Tally the lines holding the word "this" and state the count by itself.

- _DATA SECTION_:
>> START

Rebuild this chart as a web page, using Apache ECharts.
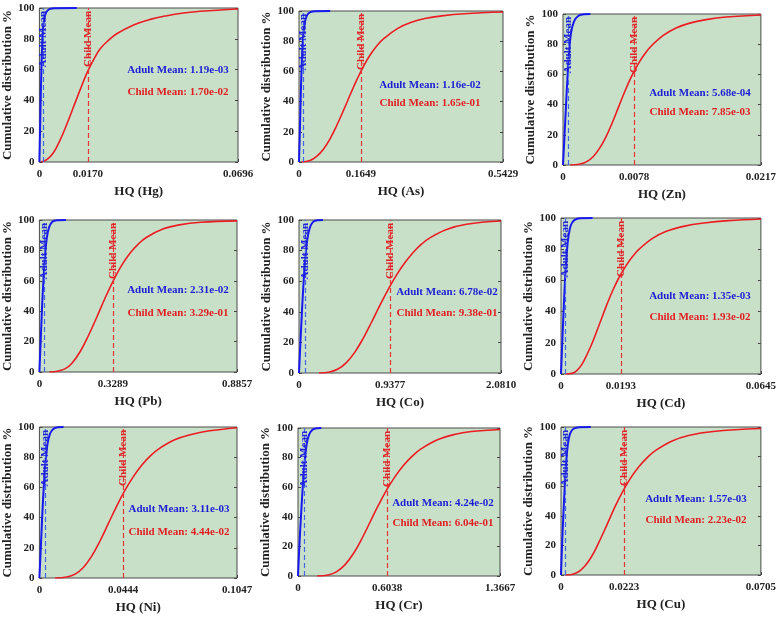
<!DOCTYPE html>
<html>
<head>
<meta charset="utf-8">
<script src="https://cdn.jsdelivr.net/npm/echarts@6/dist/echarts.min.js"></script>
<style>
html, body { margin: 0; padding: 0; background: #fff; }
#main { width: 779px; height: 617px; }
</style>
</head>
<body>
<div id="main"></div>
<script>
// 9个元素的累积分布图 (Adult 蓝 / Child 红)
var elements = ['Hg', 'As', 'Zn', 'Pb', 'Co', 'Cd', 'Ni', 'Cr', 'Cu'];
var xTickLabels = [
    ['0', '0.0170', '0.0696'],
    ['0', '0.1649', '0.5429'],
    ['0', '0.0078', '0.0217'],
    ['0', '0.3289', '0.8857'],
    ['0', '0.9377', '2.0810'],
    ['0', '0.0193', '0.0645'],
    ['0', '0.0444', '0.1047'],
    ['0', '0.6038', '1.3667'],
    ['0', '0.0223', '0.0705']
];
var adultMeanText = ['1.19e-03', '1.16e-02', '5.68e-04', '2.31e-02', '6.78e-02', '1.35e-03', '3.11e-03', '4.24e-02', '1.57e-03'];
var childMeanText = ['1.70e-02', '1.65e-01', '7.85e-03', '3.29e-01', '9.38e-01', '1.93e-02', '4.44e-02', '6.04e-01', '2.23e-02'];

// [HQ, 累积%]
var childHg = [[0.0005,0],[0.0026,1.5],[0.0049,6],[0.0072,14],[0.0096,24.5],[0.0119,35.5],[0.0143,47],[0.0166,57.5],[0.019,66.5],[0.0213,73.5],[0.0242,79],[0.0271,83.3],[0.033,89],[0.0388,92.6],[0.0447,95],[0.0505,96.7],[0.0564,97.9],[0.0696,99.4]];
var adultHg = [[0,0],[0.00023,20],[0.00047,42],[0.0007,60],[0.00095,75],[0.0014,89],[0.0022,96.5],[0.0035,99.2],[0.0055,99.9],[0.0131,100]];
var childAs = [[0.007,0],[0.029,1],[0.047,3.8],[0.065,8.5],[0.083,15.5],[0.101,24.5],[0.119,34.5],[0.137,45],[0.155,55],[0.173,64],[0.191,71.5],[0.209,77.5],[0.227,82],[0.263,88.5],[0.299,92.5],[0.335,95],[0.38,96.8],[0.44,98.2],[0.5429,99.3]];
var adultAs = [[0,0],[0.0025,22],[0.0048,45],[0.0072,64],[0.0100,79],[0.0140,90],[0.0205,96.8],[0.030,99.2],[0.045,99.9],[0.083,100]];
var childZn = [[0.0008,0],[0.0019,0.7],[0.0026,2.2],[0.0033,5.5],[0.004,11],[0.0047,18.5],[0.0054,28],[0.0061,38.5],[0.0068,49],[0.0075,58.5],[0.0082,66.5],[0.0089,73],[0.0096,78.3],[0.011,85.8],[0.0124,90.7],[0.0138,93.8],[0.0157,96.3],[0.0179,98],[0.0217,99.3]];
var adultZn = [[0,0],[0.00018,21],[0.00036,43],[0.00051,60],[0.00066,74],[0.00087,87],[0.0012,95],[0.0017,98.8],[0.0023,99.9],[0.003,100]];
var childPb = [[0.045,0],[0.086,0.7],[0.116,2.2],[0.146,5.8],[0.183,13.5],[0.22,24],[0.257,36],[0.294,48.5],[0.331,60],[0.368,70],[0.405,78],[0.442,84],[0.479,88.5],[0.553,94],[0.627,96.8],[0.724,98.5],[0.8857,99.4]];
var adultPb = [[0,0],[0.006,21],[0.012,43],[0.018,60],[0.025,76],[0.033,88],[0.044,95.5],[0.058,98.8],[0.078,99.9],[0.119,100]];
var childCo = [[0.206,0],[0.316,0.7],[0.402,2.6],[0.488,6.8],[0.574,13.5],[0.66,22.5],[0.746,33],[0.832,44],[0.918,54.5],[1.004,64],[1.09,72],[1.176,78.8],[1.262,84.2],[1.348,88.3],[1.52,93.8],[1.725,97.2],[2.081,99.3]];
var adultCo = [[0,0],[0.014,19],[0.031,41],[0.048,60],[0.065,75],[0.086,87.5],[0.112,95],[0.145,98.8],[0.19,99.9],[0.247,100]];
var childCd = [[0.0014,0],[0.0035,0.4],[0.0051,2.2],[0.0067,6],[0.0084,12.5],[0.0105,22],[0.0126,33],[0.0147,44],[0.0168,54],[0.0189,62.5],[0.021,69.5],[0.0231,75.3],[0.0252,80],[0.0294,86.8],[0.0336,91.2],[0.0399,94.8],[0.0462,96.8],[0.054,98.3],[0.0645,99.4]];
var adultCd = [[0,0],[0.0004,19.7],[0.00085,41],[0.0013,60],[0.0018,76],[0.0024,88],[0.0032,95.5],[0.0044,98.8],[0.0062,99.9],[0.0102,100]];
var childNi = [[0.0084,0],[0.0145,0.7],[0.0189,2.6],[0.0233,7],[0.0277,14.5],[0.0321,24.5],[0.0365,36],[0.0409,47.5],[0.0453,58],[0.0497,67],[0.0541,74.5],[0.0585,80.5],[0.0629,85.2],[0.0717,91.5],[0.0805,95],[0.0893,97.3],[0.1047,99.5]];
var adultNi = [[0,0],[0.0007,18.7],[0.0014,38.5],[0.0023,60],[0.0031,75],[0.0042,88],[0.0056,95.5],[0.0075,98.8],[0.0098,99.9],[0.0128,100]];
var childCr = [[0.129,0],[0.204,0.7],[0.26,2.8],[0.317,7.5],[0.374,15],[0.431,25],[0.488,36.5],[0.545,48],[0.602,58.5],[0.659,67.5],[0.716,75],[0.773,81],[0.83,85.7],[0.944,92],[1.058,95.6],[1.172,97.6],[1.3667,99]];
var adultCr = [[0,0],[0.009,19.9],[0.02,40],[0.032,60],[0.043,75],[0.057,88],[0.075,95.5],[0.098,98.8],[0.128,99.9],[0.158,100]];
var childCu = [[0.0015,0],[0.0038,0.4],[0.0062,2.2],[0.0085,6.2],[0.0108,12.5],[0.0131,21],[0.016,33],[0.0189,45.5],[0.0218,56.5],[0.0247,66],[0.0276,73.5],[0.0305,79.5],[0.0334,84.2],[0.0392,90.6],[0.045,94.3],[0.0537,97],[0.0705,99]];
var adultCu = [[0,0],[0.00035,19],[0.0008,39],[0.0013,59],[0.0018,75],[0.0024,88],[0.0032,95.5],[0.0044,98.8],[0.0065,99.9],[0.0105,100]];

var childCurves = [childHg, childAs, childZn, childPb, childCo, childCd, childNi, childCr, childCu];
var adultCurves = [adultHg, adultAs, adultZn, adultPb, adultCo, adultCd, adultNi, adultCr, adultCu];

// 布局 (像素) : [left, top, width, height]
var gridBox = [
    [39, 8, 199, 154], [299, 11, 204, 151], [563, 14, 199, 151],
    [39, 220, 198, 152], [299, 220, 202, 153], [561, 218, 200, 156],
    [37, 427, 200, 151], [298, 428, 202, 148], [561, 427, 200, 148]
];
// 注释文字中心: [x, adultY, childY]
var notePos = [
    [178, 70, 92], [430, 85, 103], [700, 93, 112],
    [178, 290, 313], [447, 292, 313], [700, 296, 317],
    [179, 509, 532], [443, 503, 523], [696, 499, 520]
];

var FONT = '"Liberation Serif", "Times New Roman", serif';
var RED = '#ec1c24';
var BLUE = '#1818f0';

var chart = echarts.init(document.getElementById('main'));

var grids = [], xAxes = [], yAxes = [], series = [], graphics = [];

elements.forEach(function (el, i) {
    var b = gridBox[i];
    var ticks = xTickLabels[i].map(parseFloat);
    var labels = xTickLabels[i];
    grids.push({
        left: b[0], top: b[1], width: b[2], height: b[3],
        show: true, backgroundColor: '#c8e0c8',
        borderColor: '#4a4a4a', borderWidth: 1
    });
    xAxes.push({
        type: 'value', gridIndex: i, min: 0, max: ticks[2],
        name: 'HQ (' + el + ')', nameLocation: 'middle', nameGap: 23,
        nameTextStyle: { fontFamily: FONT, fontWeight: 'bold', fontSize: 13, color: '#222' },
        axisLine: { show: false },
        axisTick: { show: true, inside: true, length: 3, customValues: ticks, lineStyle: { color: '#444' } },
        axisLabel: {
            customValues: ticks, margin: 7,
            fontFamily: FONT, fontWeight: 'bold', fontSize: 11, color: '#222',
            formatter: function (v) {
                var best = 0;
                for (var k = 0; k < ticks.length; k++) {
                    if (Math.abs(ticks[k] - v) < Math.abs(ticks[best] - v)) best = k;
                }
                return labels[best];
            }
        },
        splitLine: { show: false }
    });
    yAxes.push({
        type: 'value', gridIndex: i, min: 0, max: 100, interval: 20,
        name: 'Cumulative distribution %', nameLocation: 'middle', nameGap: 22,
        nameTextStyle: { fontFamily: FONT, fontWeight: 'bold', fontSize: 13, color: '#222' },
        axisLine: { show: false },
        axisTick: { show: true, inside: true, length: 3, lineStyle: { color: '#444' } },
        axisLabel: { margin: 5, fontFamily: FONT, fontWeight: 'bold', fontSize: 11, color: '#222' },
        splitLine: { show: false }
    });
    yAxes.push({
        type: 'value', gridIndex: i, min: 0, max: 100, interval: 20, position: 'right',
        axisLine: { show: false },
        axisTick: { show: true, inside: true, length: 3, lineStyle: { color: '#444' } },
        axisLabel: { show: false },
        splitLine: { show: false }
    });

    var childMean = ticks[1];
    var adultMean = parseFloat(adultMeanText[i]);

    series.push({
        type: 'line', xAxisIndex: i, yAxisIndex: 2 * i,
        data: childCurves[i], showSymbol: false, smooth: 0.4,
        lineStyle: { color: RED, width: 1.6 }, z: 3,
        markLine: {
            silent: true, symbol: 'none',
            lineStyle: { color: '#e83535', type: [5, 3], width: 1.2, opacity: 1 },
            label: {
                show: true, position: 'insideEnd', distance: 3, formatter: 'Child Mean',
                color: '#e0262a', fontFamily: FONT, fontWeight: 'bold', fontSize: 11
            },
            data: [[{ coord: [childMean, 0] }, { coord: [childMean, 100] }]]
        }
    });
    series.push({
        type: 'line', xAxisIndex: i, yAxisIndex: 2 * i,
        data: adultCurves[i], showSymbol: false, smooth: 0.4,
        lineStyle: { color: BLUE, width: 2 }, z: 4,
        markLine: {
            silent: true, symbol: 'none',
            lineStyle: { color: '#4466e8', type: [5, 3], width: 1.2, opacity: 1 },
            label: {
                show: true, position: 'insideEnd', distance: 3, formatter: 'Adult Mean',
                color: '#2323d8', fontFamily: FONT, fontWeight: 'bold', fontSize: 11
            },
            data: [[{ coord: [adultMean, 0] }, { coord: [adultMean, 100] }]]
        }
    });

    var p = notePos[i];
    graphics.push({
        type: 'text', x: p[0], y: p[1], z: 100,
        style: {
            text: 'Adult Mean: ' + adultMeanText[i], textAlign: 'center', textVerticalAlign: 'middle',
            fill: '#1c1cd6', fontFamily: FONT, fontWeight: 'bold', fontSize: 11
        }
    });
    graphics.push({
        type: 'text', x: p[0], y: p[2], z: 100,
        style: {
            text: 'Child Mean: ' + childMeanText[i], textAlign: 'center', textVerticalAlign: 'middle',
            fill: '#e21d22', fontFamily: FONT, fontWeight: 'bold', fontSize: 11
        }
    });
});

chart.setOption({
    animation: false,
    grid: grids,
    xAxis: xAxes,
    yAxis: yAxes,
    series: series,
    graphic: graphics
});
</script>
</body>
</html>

>> END
>> START

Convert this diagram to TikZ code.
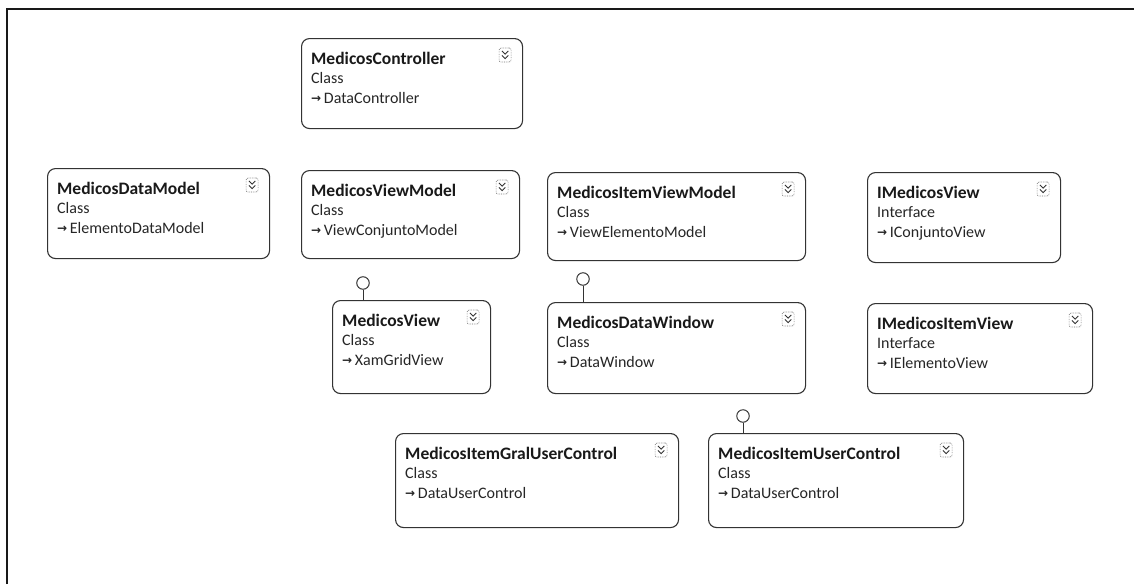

>> END

- _TASK OUTPUT_: 2